Provided data:
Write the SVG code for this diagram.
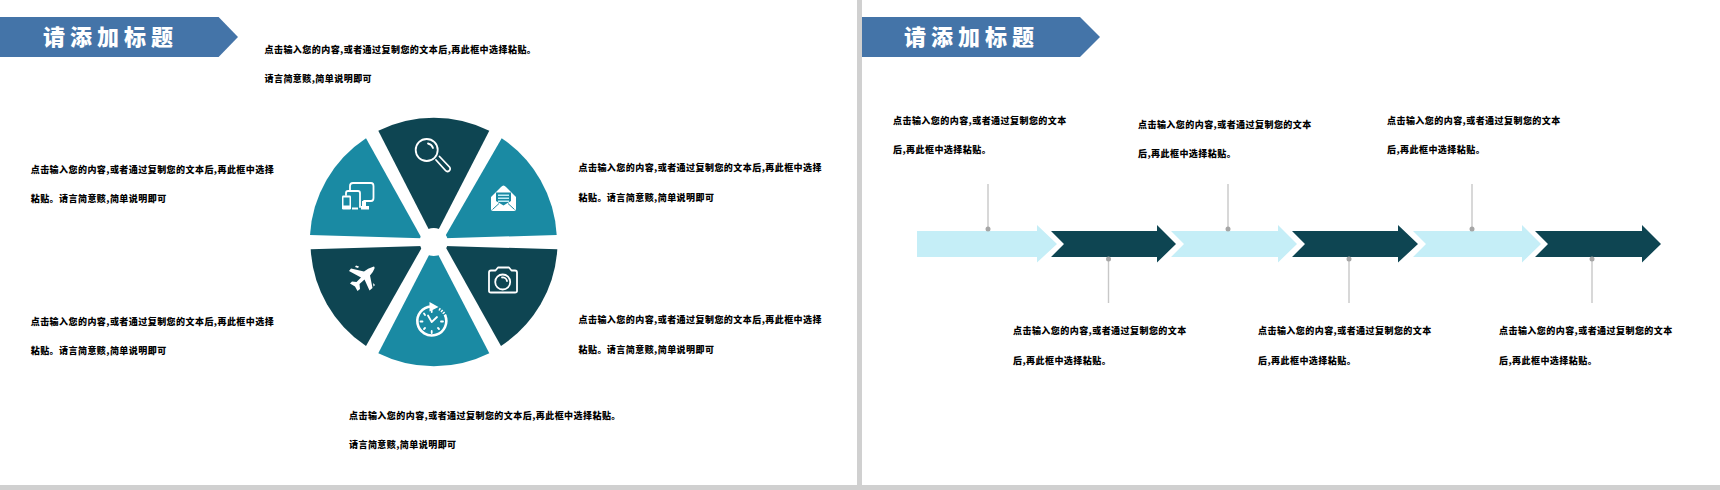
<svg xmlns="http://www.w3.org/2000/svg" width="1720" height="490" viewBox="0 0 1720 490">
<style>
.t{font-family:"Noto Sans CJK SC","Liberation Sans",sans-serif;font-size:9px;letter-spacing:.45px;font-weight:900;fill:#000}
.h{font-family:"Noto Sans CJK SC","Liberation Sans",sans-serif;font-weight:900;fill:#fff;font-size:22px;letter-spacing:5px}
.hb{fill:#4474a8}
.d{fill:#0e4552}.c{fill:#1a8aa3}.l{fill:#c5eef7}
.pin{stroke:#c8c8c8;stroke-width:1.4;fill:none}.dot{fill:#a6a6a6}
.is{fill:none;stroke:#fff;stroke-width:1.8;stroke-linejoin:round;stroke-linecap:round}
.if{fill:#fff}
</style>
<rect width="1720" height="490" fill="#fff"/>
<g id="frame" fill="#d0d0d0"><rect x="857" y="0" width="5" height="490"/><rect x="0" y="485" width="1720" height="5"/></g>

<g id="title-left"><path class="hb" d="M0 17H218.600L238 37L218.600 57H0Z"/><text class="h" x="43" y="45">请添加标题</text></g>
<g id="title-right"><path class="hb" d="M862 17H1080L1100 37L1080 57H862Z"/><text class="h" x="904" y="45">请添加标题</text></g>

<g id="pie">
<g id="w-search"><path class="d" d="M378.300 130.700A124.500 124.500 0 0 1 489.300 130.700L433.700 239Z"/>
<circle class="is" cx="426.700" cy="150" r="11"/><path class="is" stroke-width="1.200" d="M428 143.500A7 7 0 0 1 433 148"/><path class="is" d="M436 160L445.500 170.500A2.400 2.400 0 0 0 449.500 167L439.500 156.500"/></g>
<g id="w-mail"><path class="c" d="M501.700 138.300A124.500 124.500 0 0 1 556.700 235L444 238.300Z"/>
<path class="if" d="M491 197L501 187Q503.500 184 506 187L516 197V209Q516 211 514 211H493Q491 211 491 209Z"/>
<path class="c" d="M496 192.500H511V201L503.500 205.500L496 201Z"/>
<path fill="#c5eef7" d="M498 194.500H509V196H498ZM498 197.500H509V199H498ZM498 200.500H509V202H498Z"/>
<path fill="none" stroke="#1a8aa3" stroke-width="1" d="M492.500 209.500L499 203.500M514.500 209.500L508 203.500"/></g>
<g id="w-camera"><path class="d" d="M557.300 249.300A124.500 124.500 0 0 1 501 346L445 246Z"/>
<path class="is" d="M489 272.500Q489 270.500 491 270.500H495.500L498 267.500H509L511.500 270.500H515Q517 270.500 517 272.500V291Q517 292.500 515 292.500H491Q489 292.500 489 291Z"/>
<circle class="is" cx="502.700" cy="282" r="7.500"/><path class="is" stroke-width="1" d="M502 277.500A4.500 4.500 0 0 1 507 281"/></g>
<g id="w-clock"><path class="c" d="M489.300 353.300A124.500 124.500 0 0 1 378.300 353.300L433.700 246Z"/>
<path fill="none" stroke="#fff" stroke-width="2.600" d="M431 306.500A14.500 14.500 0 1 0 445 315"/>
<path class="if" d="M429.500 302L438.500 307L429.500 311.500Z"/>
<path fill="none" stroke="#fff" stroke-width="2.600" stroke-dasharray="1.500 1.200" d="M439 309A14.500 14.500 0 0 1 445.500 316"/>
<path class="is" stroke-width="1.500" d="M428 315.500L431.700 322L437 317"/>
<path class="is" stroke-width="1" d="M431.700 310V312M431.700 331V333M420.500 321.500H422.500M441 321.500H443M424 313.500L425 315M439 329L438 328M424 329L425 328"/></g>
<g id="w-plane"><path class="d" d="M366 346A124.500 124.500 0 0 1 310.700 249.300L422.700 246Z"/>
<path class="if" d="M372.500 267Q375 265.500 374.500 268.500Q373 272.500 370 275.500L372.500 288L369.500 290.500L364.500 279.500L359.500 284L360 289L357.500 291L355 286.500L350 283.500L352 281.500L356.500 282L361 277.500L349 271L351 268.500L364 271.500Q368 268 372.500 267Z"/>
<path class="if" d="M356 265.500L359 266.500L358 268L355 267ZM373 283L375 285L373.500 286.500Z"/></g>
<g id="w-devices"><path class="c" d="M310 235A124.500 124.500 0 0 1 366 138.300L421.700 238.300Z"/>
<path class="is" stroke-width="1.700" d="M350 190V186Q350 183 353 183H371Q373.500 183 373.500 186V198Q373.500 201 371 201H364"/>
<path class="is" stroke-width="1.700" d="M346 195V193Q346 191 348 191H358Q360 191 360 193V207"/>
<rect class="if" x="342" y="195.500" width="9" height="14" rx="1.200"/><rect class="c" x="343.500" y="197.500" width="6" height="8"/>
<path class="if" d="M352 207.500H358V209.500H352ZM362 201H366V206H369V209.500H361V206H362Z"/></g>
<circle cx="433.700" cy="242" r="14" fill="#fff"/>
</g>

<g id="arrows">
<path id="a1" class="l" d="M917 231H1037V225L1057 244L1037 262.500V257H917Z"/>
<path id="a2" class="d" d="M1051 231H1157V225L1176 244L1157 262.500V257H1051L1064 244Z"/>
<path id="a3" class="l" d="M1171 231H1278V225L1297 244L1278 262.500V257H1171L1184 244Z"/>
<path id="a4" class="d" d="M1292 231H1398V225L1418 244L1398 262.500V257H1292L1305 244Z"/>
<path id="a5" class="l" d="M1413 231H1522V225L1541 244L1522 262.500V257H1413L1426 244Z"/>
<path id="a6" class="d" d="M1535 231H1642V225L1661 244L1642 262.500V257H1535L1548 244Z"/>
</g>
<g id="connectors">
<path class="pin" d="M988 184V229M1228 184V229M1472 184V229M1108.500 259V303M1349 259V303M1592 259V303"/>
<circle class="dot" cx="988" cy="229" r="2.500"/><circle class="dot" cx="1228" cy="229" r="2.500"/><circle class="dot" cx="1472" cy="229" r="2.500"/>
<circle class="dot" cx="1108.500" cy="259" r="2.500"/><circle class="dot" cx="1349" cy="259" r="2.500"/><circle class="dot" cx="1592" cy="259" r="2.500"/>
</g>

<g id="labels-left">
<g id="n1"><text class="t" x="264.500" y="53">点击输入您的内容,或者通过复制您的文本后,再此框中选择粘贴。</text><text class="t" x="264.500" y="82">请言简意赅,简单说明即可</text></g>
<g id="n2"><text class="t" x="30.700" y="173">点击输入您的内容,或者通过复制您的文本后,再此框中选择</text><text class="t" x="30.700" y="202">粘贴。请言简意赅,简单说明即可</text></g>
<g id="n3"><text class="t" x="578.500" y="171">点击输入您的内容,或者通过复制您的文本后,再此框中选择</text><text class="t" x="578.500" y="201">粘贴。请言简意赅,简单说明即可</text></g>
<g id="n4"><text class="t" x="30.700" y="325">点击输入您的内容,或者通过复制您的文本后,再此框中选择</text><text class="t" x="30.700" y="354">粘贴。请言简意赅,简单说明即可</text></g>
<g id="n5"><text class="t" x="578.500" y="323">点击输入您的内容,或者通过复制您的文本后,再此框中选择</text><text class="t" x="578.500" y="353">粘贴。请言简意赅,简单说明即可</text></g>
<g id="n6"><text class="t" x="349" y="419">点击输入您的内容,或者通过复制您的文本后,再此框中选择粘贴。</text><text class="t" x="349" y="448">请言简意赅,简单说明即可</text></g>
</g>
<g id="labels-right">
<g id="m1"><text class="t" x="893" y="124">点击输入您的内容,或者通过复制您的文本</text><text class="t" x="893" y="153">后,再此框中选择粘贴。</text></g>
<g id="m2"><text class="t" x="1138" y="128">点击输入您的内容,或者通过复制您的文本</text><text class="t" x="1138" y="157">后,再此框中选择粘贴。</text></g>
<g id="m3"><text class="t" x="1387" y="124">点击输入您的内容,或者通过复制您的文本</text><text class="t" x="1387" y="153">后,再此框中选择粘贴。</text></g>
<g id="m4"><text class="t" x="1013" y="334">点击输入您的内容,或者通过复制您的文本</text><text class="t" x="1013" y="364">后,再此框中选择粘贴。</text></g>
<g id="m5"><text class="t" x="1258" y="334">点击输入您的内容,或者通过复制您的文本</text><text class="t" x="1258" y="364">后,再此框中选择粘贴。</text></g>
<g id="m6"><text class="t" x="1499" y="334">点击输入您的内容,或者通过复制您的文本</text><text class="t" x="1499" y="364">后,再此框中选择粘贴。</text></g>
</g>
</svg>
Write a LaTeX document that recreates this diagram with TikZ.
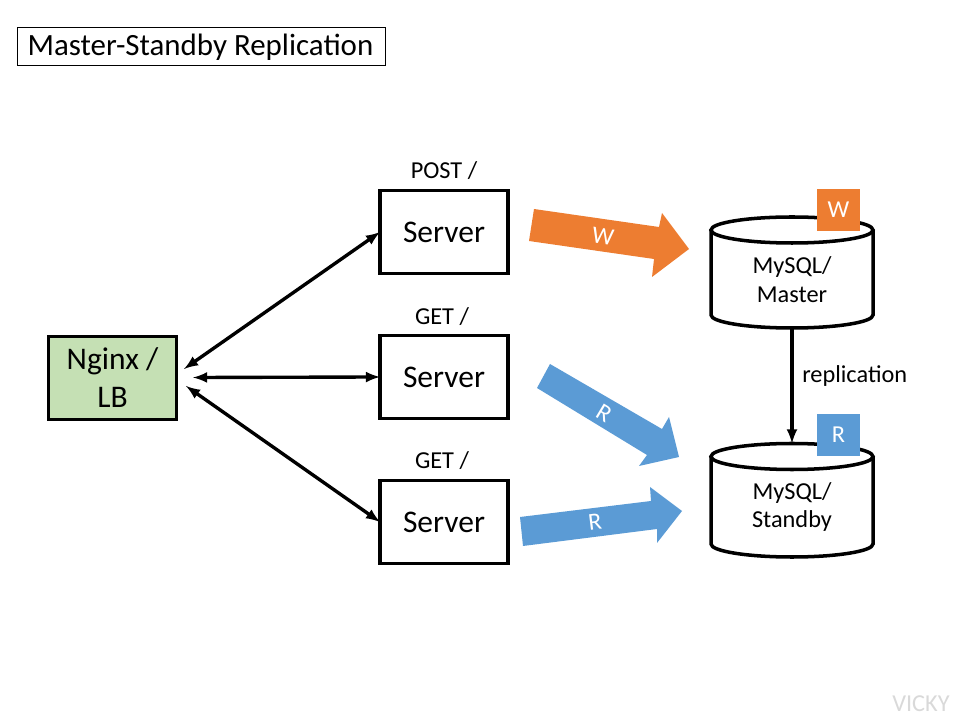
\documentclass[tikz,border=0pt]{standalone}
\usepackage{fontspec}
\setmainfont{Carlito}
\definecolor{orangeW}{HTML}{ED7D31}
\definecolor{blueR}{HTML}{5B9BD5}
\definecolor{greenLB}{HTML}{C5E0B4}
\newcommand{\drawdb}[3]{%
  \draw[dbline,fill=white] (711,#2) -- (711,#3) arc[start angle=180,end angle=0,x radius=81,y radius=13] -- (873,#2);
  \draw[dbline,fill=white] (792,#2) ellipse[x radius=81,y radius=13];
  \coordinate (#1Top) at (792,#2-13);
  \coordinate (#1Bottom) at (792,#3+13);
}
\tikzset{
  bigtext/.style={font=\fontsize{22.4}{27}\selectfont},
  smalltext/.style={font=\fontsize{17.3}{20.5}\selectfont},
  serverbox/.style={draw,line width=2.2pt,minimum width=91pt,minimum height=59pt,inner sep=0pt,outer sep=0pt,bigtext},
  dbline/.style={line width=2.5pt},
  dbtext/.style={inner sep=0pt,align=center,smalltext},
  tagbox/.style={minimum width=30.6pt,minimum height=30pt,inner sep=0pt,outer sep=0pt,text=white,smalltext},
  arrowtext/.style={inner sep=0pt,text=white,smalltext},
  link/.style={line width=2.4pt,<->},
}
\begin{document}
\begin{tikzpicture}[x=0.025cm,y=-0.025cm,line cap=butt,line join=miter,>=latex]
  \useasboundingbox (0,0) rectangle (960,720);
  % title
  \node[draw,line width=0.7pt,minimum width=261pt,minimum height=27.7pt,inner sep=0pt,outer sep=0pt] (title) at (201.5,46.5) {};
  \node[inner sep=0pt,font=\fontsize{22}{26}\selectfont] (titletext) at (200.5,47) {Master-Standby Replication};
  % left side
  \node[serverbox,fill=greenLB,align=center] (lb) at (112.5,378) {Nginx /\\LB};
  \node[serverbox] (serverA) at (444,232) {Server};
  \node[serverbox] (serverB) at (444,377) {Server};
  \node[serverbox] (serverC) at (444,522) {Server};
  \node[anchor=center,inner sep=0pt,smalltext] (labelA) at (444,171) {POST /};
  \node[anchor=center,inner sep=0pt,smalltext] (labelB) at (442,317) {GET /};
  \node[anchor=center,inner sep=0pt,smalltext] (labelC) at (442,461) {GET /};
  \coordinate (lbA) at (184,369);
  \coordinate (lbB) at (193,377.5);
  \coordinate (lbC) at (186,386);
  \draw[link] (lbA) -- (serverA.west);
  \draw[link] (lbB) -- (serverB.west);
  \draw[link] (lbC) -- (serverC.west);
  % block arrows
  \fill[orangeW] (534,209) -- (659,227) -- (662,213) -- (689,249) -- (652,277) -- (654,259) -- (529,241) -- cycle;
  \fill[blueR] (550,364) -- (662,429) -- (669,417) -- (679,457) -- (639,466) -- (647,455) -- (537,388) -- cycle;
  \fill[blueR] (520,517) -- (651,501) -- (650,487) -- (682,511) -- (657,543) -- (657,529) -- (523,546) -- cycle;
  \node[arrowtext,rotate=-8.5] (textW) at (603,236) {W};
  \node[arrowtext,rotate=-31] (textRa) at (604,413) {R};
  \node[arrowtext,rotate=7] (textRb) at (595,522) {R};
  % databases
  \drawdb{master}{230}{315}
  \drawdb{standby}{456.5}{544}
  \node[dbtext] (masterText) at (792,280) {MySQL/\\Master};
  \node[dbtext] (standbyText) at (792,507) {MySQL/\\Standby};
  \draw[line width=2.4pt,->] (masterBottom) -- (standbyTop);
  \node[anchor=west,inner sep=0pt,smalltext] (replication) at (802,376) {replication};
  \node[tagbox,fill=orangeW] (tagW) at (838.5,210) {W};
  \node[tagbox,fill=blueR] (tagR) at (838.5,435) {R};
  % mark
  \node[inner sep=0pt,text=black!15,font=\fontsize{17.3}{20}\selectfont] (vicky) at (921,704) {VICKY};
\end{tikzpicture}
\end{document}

What is asked: Collect every line with the string "Write" from the records, and copy each.

Exercise response:
Write the SVG code for this diagram.
Write a LaTeX document that recreates this diagram with TikZ.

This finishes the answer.